In order to document the insights shared the archives team while allowing Walk’s stunning imagery the space to breathe on the printed page, the photographs in Artifacts are accompanied by a separate pull-out Index, which provides detailed explanations for each item. Every image is given a reference number that that tallies not only with the adjoining Index but also with the company’s own archive system, resulting in a reader experience reminiscent of an archivist exploring the history of Porsche themselves. “This means you can experience Artifacts in multiple ways,” explains Gushue. “You can look through it just for the beauty of the images, or you can get the full story through connecting them to the Index. Either way, we wanted the reader to enjoy the same sensation that we had as we walked around and learned the stories behind every object.”
Special presentation box
And Artifacts is not merely a visual experience, thanks to a similarly uncompromising approach to its physical execution from US-based design studio House Industries, which helped the Type 7 team design the font and packaging. Wrapped in a paper that pays homage to the Porsche 930 design blueprints, the book arrives in a presentation box complete with hand-applied metal corner protectors and made from the same acid-free paper used in the archive’s storage boxes. Inside is a slipcase finished in the same deep red used for decades for Porsche’s own document folders, from which the book itself is withdrawn using a bespoke branded pull strap before being opened via a ring tie design taken from Porsche’s historic manuals. The result is that the reader slowly unravels the book, unwinding, unfolding and eventually finding, as the Type 7 team had done, a treasure trove of Porsche within.

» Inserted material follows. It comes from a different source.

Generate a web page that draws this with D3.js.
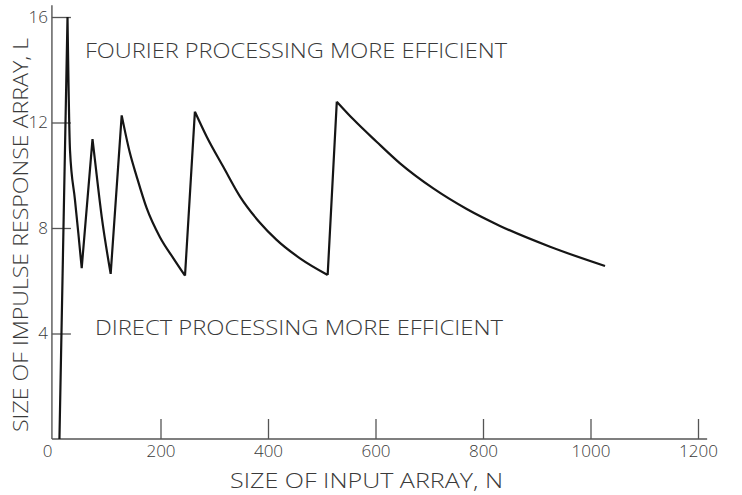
<!DOCTYPE html>
<html>
<head>
<meta charset="utf-8">
<script src="https://cdn.jsdelivr.net/npm/d3@7"></script>
<style>
  html, body { margin: 0; padding: 0; background: #fff; }
  svg { display: block; }
  text { font-family: "Open Sans", "DejaVu Sans", sans-serif; font-weight: 300; fill: #3a3a3a; }
</style>
</head>
<body>
<svg id="chart" width="742" height="495"></svg>
<script>
// ---- data ----
const inputSize = [12, 27, 31.6, 40.9, 47.1, 53.4,
                   73.5, 78, 90.6, 107.3,
                   127.8, 143, 155.7, 174.3, 199, 224, 245.6,
                   264, 286, 316.8, 348, 385, 416, 459.5, 511,
                   528, 558.7, 602, 645.6, 707.5, 769.7, 831.6, 924.7, 1027];
const impulseSize = [0, 16, 10.96, 9.06, 7.81, 6.48,
                     11.37, 10.58, 8.43, 6.26,
                     12.27, 10.85, 9.95, 8.75, 7.65, 6.85, 6.19,
                     12.41, 11.46, 10.32, 9.19, 8.2, 7.55, 6.85, 6.22,
                     12.79, 12.12, 11.27, 10.45, 9.5, 8.72, 8.08, 7.29, 6.56];
const xTicks = [0, 200, 400, 600, 800, 1000, 1200];
const yTicks = [4, 8, 12, 16];
const xAxisExtent = [-2, 1217];
const yAxisExtent = [0, 16.45];
const xTitle = "SIZE OF INPUT ARRAY, N";
const yTitle = "SIZE OF IMPULSE RESPONSE ARRAY, L";
const upperNote = "FOURIER PROCESSING MORE EFFICIENT";
const lowerNote = "DIRECT PROCESSING MORE EFFICIENT";

// ---- scales ----
const svg = d3.select("#chart");
const x = d3.scaleLinear().domain([0, 1200]).range([53, 698]);
const y = d3.scaleLinear().domain([0, 16]).range([439, 17]);
const axisColor = "#555";

// spines
svg.append("line")
  .attr("x1", x(xAxisExtent[0])).attr("x2", x(xAxisExtent[1]))
  .attr("y1", y(0)).attr("y2", y(0))
  .attr("stroke", axisColor).attr("stroke-width", 1.4);
svg.append("line")
  .attr("x1", x(xAxisExtent[0])).attr("x2", x(xAxisExtent[0]))
  .attr("y1", y(yAxisExtent[0])).attr("y2", y(yAxisExtent[1]))
  .attr("stroke", axisColor).attr("stroke-width", 1.4);

// x axis
const gx = svg.append("g")
  .attr("transform", `translate(0,${y(0)})`)
  .call(d3.axisBottom(x).tickValues(xTicks).tickFormat(d3.format("d"))
        .tickSizeInner(-20).tickSizeOuter(0).tickPadding(6));
gx.select(".domain").remove();
gx.selectAll(".tick line").attr("stroke", axisColor).attr("stroke-width", 1.3)
  .filter(d => d === 0).remove();
gx.selectAll(".tick text").attr("font-size", 17).attr("fill", "#3a3a3a");
gx.selectAll(".tick text").filter(d => d === 0)
  .attr("text-anchor", "end").attr("dx", -1);
gx.attr("font-family", null);

// y axis
const gy = svg.append("g")
  .attr("transform", `translate(${x(xAxisExtent[0])},0)`)
  .call(d3.axisLeft(y).tickValues(yTicks).tickFormat(d3.format("d"))
        .tickSizeInner(-19).tickSizeOuter(0).tickPadding(4));
gy.select(".domain").remove();
gy.selectAll(".tick line").attr("stroke", axisColor).attr("stroke-width", 1.3);
gy.selectAll(".tick text").attr("font-size", 17).attr("fill", "#3a3a3a");
gy.attr("font-family", null);

// curve: rising strokes straight, decaying strokes smooth
const pts = inputSize.map((n, i) => [n, impulseSize[i]]);
const segs = [];
let cur = [pts[0]];
let rising = pts[1][1] > pts[0][1];
for (let i = 1; i < pts.length; i++) {
  const nowRising = pts[i][1] > pts[i - 1][1];
  if (nowRising !== rising) {
    segs.push({ rising, pts: cur });
    cur = [pts[i - 1]];
    rising = nowRising;
  }
  cur.push(pts[i]);
}
segs.push({ rising, pts: cur });

const lineStraight = d3.line().x(d => x(d[0])).y(d => y(d[1])).curve(d3.curveLinear);
const lineSmooth = d3.line().x(d => x(d[0])).y(d => y(d[1])).curve(d3.curveMonotoneX);
svg.append("path")
  .attr("d", segs.map(s => (s.rising ? lineStraight(s.pts) : lineSmooth(s.pts))).join(""))
  .attr("fill", "none").attr("stroke", "#151515").attr("stroke-width", 2.2)
  .attr("stroke-linejoin", "miter").attr("stroke-miterlimit", 10);

// notes inside the plot
svg.append("text").text(upperNote)
  .attr("x", 85).attr("y", 58).attr("font-size", 20)
  .attr("textLength", 422).attr("lengthAdjust", "spacingAndGlyphs");
svg.append("text").text(lowerNote)
  .attr("x", 95).attr("y", 335).attr("font-size", 20)
  .attr("textLength", 408).attr("lengthAdjust", "spacingAndGlyphs");

// axis titles
svg.append("text").text(xTitle)
  .attr("x", 230).attr("y", 488).attr("font-size", 20)
  .attr("textLength", 273).attr("lengthAdjust", "spacingAndGlyphs");
svg.append("text").text(yTitle)
  .attr("transform", "translate(28,432) rotate(-90)")
  .attr("x", 0).attr("y", 0).attr("font-size", 20)
  .attr("textLength", 394).attr("lengthAdjust", "spacingAndGlyphs");
</script>
</body>
</html>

And it was this very process of discovery that led to one of the neatest and most evocative touches in Artifacts. Many of the more priceless objects in the archive in Zuffenhausen are contained in two secure rooms protected by remote locking doors and an Argon-gas fire-suppressant system, the potential activation of which requires anyone who enters to sign a waiver acknowledging the risk to life. Bringing the reader along with the sheer drama of this unusual process, each copy of Artifacts includes a reproduction of the actual waiver signed by the team behind Artifacts.
Nerdy little details
“There are so many nerdy little details like that,” says Gushue, “because we really fell in love with the project. It became a true labour of love from a group of people who are singularly passionate about the brand and its history. We were constantly pushing ourselves to see how far we could go in terms of the details because we know that, to the true Porsche fan, the details are everything.”
Artifacts is released by ERG Media and the Edition Porsche Museum publishing house on 1 September and is available through the Porsche Shop.